## Task details
State the number of lines that contain the word "chart", and add nothing else.

## Given records
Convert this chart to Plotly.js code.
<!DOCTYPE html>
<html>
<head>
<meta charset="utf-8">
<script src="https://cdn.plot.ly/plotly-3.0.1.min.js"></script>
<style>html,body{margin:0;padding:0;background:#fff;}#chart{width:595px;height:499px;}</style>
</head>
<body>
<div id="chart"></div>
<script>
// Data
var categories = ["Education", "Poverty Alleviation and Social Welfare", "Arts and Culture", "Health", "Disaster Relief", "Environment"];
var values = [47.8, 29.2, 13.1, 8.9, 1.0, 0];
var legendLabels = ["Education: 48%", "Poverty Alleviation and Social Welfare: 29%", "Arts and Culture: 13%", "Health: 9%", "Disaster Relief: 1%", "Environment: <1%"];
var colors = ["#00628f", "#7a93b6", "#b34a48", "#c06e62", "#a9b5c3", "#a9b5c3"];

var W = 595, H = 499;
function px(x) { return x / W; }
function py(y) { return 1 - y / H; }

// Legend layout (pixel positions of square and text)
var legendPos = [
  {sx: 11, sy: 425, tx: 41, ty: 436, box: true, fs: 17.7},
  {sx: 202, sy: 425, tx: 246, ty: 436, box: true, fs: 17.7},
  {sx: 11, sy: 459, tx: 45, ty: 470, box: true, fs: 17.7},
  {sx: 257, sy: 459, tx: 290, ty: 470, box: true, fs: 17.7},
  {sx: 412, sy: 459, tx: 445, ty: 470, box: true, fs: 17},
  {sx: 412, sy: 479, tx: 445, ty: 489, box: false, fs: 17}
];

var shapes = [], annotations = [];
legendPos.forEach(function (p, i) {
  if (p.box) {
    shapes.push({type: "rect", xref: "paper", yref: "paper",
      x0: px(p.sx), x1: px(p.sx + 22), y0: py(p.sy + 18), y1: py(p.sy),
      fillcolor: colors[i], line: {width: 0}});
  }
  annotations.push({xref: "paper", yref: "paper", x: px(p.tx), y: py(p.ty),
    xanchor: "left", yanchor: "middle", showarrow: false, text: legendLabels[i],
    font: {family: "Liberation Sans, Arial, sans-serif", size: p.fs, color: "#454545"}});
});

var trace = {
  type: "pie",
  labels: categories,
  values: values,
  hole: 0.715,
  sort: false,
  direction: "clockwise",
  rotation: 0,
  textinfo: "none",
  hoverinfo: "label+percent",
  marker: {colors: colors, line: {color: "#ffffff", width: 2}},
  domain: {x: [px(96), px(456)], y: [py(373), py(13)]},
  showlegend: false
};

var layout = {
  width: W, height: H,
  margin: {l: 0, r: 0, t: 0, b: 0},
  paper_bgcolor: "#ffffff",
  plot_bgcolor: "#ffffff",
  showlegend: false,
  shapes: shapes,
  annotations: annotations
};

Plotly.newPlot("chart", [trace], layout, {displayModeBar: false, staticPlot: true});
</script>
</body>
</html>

* * *

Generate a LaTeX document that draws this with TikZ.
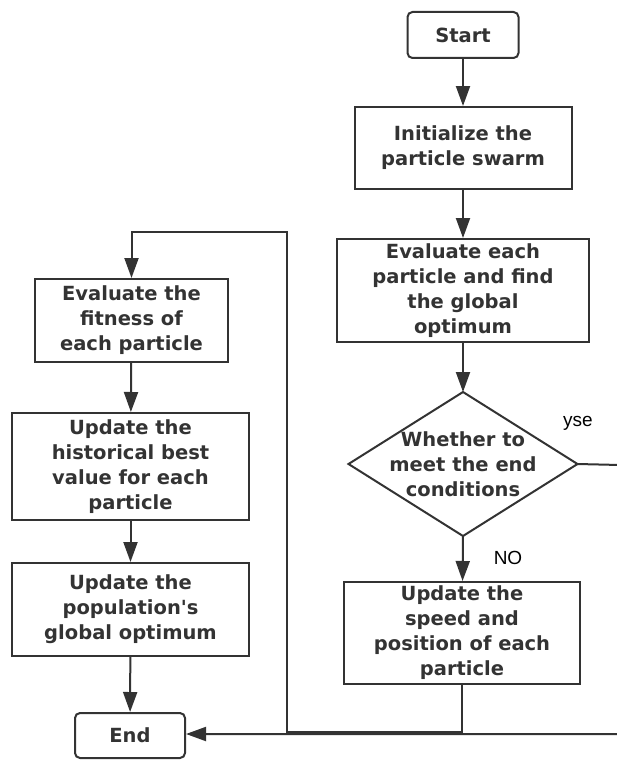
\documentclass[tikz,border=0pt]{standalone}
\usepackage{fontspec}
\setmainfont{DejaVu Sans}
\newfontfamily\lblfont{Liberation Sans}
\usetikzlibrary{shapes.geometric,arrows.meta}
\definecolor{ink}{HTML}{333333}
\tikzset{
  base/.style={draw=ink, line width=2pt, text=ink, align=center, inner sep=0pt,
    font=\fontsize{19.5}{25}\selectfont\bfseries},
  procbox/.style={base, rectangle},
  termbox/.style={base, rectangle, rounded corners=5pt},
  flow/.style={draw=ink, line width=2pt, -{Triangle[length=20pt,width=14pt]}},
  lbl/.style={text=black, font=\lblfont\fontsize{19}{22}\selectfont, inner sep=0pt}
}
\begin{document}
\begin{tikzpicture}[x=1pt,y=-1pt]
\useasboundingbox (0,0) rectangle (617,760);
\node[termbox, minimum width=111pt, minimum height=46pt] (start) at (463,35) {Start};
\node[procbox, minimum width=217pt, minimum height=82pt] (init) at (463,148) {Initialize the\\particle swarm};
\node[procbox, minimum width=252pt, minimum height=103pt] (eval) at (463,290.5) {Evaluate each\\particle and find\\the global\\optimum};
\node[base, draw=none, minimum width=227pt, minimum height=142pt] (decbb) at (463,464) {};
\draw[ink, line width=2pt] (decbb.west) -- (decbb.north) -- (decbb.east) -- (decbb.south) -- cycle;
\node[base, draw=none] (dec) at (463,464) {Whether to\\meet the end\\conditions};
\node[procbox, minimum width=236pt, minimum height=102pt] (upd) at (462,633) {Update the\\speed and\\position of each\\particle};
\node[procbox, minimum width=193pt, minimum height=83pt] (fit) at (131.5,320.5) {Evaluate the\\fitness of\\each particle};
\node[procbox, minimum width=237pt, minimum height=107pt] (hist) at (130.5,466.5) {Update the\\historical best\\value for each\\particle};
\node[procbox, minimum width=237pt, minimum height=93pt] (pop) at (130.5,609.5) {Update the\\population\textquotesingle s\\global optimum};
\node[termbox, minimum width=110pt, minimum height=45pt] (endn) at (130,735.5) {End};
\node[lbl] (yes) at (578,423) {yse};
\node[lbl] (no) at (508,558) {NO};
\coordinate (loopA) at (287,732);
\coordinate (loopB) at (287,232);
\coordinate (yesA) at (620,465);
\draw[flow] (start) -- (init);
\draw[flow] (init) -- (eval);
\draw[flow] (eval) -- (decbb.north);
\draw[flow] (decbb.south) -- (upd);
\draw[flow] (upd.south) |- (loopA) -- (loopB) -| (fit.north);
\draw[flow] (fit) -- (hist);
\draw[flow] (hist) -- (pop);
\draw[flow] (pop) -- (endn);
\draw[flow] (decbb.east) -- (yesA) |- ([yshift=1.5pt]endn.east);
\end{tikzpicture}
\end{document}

## Full answer
4